(Columna publicada en el periódico GENTE, del grupo El Colombiano, el 11 de febrero de 2022)
Después de un
remedo de tiempo seco, llegaron los aguaceros. Y con estos, ay, reaparecieron los
chorros de agua de balcones y terrazas que se suman a los numerosos vertederos
de los aleros. Caen a las aceras, es decir, al sitio de los transeúntes. Si nos
descuidamos, se tornan en duchas que nos ensucian la cabeza y el vestido.
Aguas que
lavan suelos y terrazas. Mugres licuados de la vida doméstica, procedentes de
pisos untados vaya usted a saber de qué. O de terrazas en las que tal vez haya
excrecencias de animales; jugo de óxido de metales olvidados a la intemperie;
aguas desbordadas de llantas, poncheras con ropas enjabonadas, bacinillas o
botellas con sus bocas bien abiertas... ¡Qué asco! Y si fumigaron, nos cae además
zumo de insecticida…
Sin contar lo
obsceno de un espectáculo conformado por edificios dotados de apéndices
cilíndricos para verter sus micciones al mundo. Y pensar que sufren de
incontinencia. Escampa, cesan los chorros, sí, pero dan paso a goteos intermitentes.
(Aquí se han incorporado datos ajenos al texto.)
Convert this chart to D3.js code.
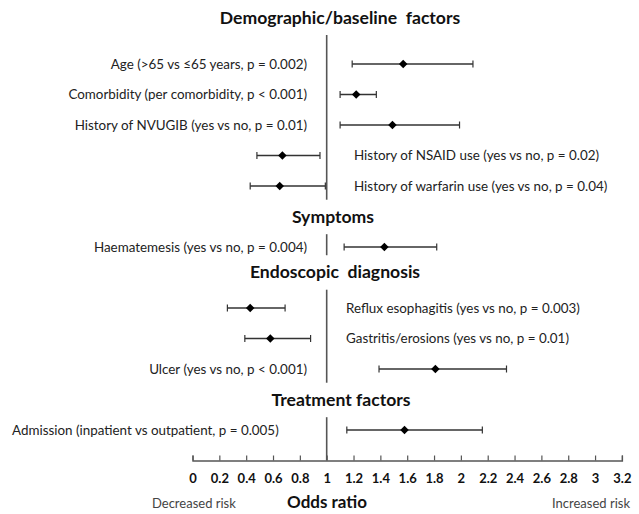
<!DOCTYPE html>
<html>
<head>
<meta charset="utf-8">
<script src="https://cdn.jsdelivr.net/npm/d3@7"></script>
<style>
  html, body { margin: 0; padding: 0; background: #fff; }
  svg { display: block; }
</style>
</head>
<body>
<div id="chart"></div>
<script>
// ---------- data ----------
const factors = [
  "Age (>65 vs \u226465 years, p = 0.002)",
  "Comorbidity (per comorbidity, p < 0.001)",
  "History of NVUGIB (yes vs no, p = 0.01)",
  "History of NSAID use (yes vs no, p = 0.02)",
  "History of warfarin use (yes vs no, p = 0.04)",
  "Haematemesis (yes vs no, p = 0.004)",
  "Reflux esophagitis (yes vs no, p = 0.003)",
  "Gastritis/erosions (yes vs no, p = 0.01)",
  "Ulcer (yes vs no, p < 0.001)",
  "Admission (inpatient vs outpatient, p = 0.005)"
];
// row slot of each factor (category order, titles interleaved)
const factorSlots = [1, 2, 3, 4, 5, 7, 9, 10, 11, 13];
const labelSide   = ["left", "left", "left", "right", "right", "left", "right", "right", "left", "far-left"];
const oddsRatio   = [1.57, 1.22, 1.49, 0.67, 0.65, 1.43, 0.43, 0.58, 1.81, 1.58];
const ciLow       = [1.19, 1.10, 1.10, 0.48, 0.43, 1.13, 0.26, 0.39, 1.39, 1.15];
const ciHigh      = [2.09, 1.37, 1.99, 0.95, 0.99, 1.82, 0.69, 0.88, 2.34, 2.16];

const sections     = ["Demographic/baseline  factors", "Symptoms", "Endoscopic  diagnosis", "Treatment factors"];
const sectionSlots = [-0.5, 6, 7.82, 12];

const tickValues = [0, 0.2, 0.4, 0.6, 0.8, 1, 1.2, 1.4, 1.6, 1.8, 2, 2.2, 2.4, 2.6, 2.8, 3, 3.2];
const tickLabels = ["0", "0.2", "0.4", "0.6", "0.8", "1", "1.2", "1.4", "1.6", "1.8", "2", "2.2", "2.4", "2.6", "2.8", "3", "3.2"];
const axisTitle = "Odds ratio";
const leftNote = "Decreased risk";
const rightNote = "Increased risk";

// ---------- layout ----------
const W = 639, H = 514;
const FONT = "Lato, 'Open Sans', sans-serif";
const svg = d3.select("#chart").append("svg").attr("width", W).attr("height", H);

const x = d3.scaleLinear().domain([0, 3.2]).range([192.5, 621.9]);
const y = d3.scaleLinear().domain([0, 14]).range([33.5, 460.5]);
const axisSlot = 14;

// reference line at OR = 1, broken around section titles
const gaps = sectionSlots.slice(1).map(s => [s - 0.55, s + 0.58]);
let segs = [];
let start = 0.05;
gaps.forEach(g => { segs.push([start, g[0]]); start = g[1]; });
segs.push([start, axisSlot]);
svg.append("g").selectAll("line").data(segs).join("line")
  .attr("x1", x(1)).attr("x2", x(1))
  .attr("y1", d => y(d[0])).attr("y2", d => y(d[1]))
  .attr("stroke", "#555").attr("stroke-width", 1.6);

// section titles
svg.append("g").selectAll("text").data(sections).join("text")
  .attr("x", (d, i) => [340, 333, 335, 341][i])
  .attr("y", (d, i) => y(sectionSlots[i]))
  .attr("dy", "0.35em")
  .attr("text-anchor", "middle")
  .attr("font-family", FONT).attr("font-weight", "bold").attr("font-size", 17.6)
  .attr("fill", "#111")
  .style("white-space", "pre")
  .text(d => d);

// rows
const rows = factors.map((f, i) => ({ f, slot: factorSlots[i], side: labelSide[i], or: oddsRatio[i], lo: ciLow[i], hi: ciHigh[i] }));
const g = svg.append("g");
const rg = g.selectAll("g.row").data(rows).join("g").attr("class", "row")
  .attr("transform", d => `translate(0,${y(d.slot)})`);

rg.append("line")
  .attr("x1", d => x(d.lo)).attr("x2", d => x(d.hi))
  .attr("stroke", "#333").attr("stroke-width", 1.3);
rg.append("line")
  .attr("x1", d => x(d.lo)).attr("x2", d => x(d.lo)).attr("y1", -3.5).attr("y2", 3.5)
  .attr("stroke", "#333").attr("stroke-width", 1.2);
rg.append("line")
  .attr("x1", d => x(d.hi)).attr("x2", d => x(d.hi)).attr("y1", -3.5).attr("y2", 3.5)
  .attr("stroke", "#333").attr("stroke-width", 1.2);
rg.append("path")
  .attr("d", d3.symbol(d3.symbolDiamond2, 46)())
  .attr("transform", d => `translate(${x(d.or)},0)`)
  .attr("fill", "#000");

rg.append("text")
  .attr("x", d => d.side === "left" ? 307 : d.side === "far-left" ? 12 : (d.slot < 6 ? 354 : 346))
  .attr("text-anchor", d => d.side === "left" ? "end" : "start")
  .attr("dy", "0.35em")
  .attr("font-family", FONT).attr("font-size", 13.4)
  .attr("fill", "#222")
  .style("white-space", "pre")
  .text(d => d.f);

// x axis
const axis = d3.axisBottom(x)
  .tickValues(tickValues)
  .tickFormat((d, i) => tickLabels[i])
  .tickSizeInner(-5).tickSizeOuter(-5)
  .tickPadding(13);
const ax = svg.append("g").attr("transform", `translate(0,${y(axisSlot)})`).call(axis);
ax.select(".domain").attr("stroke", "#555").attr("stroke-width", 1.4);
ax.selectAll(".tick line").attr("stroke", "#555").attr("stroke-width", 1.2);
ax.selectAll(".tick text")
  .attr("font-family", FONT).attr("font-weight", "bold").attr("font-size", 13)
  .attr("fill", "#111");

svg.append("text")
  .attr("x", 327).attr("y", 502).attr("dy", "0.35em")
  .attr("text-anchor", "middle")
  .attr("font-family", FONT).attr("font-weight", "bold").attr("font-size", 17)
  .attr("fill", "#111")
  .text(axisTitle);
svg.append("text")
  .attr("x", 152).attr("y", 503).attr("dy", "0.35em")
  .attr("font-family", FONT).attr("font-size", 13).attr("fill", "#444")
  .text(leftNote);
svg.append("text")
  .attr("x", 630).attr("y", 503).attr("dy", "0.35em")
  .attr("text-anchor", "end")
  .attr("font-family", FONT).attr("font-size", 13).attr("fill", "#444")
  .text(rightNote);
</script>
</body>
</html>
Si estamos atentos, apostamos mentalmente que tenemos tiempo de pasar entre una
gota y otra, pero esto no siempre es fácil de calcular. Cuando menos pensamos,
una partícula traicionera cae con su peso plano, como una moneda líquida, y nos
deja su sello tatuado en la coronilla o la tela de un hombro.
Está bien que
a los edificios también los afecta la retención de líquidos, pero deberían
contar con métodos discretos para evacuarlos; en cualquier caso, no encima de
la humanidad que camina por su vera.